> _Stated exercise_:
Could you transcribe the material below exactly, without leaving out a single line?

----

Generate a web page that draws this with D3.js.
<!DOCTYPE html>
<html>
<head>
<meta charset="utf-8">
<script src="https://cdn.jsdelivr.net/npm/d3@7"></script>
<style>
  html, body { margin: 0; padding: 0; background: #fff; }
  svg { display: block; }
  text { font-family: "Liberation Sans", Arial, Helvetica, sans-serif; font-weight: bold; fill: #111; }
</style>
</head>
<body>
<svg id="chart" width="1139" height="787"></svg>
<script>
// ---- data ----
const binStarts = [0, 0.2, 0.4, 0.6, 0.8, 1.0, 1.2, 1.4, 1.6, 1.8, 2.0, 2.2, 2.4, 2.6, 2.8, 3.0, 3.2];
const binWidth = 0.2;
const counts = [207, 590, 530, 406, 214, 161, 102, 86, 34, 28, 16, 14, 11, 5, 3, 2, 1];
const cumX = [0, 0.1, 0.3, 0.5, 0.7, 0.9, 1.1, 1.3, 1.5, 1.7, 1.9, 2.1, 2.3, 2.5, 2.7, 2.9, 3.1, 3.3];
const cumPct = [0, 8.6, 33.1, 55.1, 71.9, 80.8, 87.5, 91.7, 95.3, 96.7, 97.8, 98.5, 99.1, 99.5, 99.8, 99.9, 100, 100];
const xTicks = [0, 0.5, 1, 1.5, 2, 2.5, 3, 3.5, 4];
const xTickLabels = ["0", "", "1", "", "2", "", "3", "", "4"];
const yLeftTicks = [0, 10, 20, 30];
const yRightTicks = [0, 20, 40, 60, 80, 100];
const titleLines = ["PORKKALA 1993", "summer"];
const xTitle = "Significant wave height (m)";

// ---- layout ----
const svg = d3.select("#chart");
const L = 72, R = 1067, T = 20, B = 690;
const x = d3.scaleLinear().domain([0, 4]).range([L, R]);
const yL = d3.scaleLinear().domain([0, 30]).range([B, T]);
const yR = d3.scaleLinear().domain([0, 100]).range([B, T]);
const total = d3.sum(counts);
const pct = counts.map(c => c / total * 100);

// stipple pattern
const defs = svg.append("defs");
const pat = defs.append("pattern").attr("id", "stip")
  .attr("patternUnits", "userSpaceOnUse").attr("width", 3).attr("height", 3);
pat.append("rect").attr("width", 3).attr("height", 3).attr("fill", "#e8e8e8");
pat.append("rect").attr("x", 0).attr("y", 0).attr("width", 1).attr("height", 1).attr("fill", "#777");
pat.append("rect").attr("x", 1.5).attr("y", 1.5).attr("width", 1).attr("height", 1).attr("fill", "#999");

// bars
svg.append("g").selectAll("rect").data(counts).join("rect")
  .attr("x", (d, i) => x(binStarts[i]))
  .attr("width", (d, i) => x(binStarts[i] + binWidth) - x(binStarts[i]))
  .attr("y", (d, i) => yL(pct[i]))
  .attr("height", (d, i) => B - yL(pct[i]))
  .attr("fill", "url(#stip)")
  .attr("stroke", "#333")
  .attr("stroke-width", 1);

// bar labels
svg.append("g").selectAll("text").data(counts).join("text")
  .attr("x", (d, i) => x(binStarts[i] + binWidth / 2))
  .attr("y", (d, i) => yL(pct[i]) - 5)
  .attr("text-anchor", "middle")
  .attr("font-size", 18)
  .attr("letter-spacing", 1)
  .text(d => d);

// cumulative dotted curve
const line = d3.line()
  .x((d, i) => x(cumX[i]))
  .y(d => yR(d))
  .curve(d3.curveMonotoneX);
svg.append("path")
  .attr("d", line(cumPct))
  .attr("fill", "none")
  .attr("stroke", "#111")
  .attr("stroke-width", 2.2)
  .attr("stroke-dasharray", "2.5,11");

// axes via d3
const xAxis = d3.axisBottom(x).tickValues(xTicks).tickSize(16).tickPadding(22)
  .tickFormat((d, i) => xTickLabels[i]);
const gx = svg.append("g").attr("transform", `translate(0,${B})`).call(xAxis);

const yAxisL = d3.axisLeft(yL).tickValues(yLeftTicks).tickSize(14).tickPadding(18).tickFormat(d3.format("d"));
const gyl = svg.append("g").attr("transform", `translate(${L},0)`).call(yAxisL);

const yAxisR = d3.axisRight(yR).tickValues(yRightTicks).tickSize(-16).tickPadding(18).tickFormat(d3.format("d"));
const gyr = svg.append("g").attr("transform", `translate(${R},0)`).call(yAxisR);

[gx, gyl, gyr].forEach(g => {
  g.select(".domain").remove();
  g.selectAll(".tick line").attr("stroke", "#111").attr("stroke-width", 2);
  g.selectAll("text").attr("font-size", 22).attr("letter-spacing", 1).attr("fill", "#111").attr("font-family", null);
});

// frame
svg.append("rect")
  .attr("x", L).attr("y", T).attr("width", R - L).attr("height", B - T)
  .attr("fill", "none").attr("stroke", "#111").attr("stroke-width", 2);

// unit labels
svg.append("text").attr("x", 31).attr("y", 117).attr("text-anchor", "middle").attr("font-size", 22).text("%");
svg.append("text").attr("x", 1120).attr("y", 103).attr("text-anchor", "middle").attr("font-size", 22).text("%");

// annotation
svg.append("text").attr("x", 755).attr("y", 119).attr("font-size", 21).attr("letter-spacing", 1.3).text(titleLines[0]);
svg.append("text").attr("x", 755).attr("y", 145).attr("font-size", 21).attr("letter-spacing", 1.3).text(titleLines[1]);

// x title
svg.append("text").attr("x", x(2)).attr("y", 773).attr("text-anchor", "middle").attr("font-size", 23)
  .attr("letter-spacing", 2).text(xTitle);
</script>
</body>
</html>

----

> _Solution to this task_:
Generate a web page that draws this with D3.js.
<!DOCTYPE html>
<html>
<head>
<meta charset="utf-8">
<script src="https://cdn.jsdelivr.net/npm/d3@7"></script>
<style>
  html, body { margin: 0; padding: 0; background: #fff; }
  svg { display: block; }
  text { font-family: "Liberation Sans", Arial, Helvetica, sans-serif; font-weight: bold; fill: #111; }
</style>
</head>
<body>
<svg id="chart" width="1139" height="787"></svg>
<script>
// ---- data ----
const binStarts = [0, 0.2, 0.4, 0.6, 0.8, 1.0, 1.2, 1.4, 1.6, 1.8, 2.0, 2.2, 2.4, 2.6, 2.8, 3.0, 3.2];
const binWidth = 0.2;
const counts = [207, 590, 530, 406, 214, 161, 102, 86, 34, 28, 16, 14, 11, 5, 3, 2, 1];
const cumX = [0, 0.1, 0.3, 0.5, 0.7, 0.9, 1.1, 1.3, 1.5, 1.7, 1.9, 2.1, 2.3, 2.5, 2.7, 2.9, 3.1, 3.3];
const cumPct = [0, 8.6, 33.1, 55.1, 71.9, 80.8, 87.5, 91.7, 95.3, 96.7, 97.8, 98.5, 99.1, 99.5, 99.8, 99.9, 100, 100];
const xTicks = [0, 0.5, 1, 1.5, 2, 2.5, 3, 3.5, 4];
const xTickLabels = ["0", "", "1", "", "2", "", "3", "", "4"];
const yLeftTicks = [0, 10, 20, 30];
const yRightTicks = [0, 20, 40, 60, 80, 100];
const titleLines = ["PORKKALA 1993", "summer"];
const xTitle = "Significant wave height (m)";

// ---- layout ----
const svg = d3.select("#chart");
const L = 72, R = 1067, T = 20, B = 690;
const x = d3.scaleLinear().domain([0, 4]).range([L, R]);
const yL = d3.scaleLinear().domain([0, 30]).range([B, T]);
const yR = d3.scaleLinear().domain([0, 100]).range([B, T]);
const total = d3.sum(counts);
const pct = counts.map(c => c / total * 100);

// stipple pattern
const defs = svg.append("defs");
const pat = defs.append("pattern").attr("id", "stip")
  .attr("patternUnits", "userSpaceOnUse").attr("width", 3).attr("height", 3);
pat.append("rect").attr("width", 3).attr("height", 3).attr("fill", "#e8e8e8");
pat.append("rect").attr("x", 0).attr("y", 0).attr("width", 1).attr("height", 1).attr("fill", "#777");
pat.append("rect").attr("x", 1.5).attr("y", 1.5).attr("width", 1).attr("height", 1).attr("fill", "#999");

// bars
svg.append("g").selectAll("rect").data(counts).join("rect")
  .attr("x", (d, i) => x(binStarts[i]))
  .attr("width", (d, i) => x(binStarts[i] + binWidth) - x(binStarts[i]))
  .attr("y", (d, i) => yL(pct[i]))
  .attr("height", (d, i) => B - yL(pct[i]))
  .attr("fill", "url(#stip)")
  .attr("stroke", "#333")
  .attr("stroke-width", 1);

// bar labels
svg.append("g").selectAll("text").data(counts).join("text")
  .attr("x", (d, i) => x(binStarts[i] + binWidth / 2))
  .attr("y", (d, i) => yL(pct[i]) - 5)
  .attr("text-anchor", "middle")
  .attr("font-size", 18)
  .attr("letter-spacing", 1)
  .text(d => d);

// cumulative dotted curve
const line = d3.line()
  .x((d, i) => x(cumX[i]))
  .y(d => yR(d))
  .curve(d3.curveMonotoneX);
svg.append("path")
  .attr("d", line(cumPct))
  .attr("fill", "none")
  .attr("stroke", "#111")
  .attr("stroke-width", 2.2)
  .attr("stroke-dasharray", "2.5,11");

// axes via d3
const xAxis = d3.axisBottom(x).tickValues(xTicks).tickSize(16).tickPadding(22)
  .tickFormat((d, i) => xTickLabels[i]);
const gx = svg.append("g").attr("transform", `translate(0,${B})`).call(xAxis);

const yAxisL = d3.axisLeft(yL).tickValues(yLeftTicks).tickSize(14).tickPadding(18).tickFormat(d3.format("d"));
const gyl = svg.append("g").attr("transform", `translate(${L},0)`).call(yAxisL);

const yAxisR = d3.axisRight(yR).tickValues(yRightTicks).tickSize(-16).tickPadding(18).tickFormat(d3.format("d"));
const gyr = svg.append("g").attr("transform", `translate(${R},0)`).call(yAxisR);

[gx, gyl, gyr].forEach(g => {
  g.select(".domain").remove();
  g.selectAll(".tick line").attr("stroke", "#111").attr("stroke-width", 2);
  g.selectAll("text").attr("font-size", 22).attr("letter-spacing", 1).attr("fill", "#111").attr("font-family", null);
});

// frame
svg.append("rect")
  .attr("x", L).attr("y", T).attr("width", R - L).attr("height", B - T)
  .attr("fill", "none").attr("stroke", "#111").attr("stroke-width", 2);

// unit labels
svg.append("text").attr("x", 31).attr("y", 117).attr("text-anchor", "middle").attr("font-size", 22).text("%");
svg.append("text").attr("x", 1120).attr("y", 103).attr("text-anchor", "middle").attr("font-size", 22).text("%");

// annotation
svg.append("text").attr("x", 755).attr("y", 119).attr("font-size", 21).attr("letter-spacing", 1.3).text(titleLines[0]);
svg.append("text").attr("x", 755).attr("y", 145).attr("font-size", 21).attr("letter-spacing", 1.3).text(titleLines[1]);

// x title
svg.append("text").attr("x", x(2)).attr("y", 773).attr("text-anchor", "middle").attr("font-size", 23)
  .attr("letter-spacing", 2).text(xTitle);
</script>
</body>
</html>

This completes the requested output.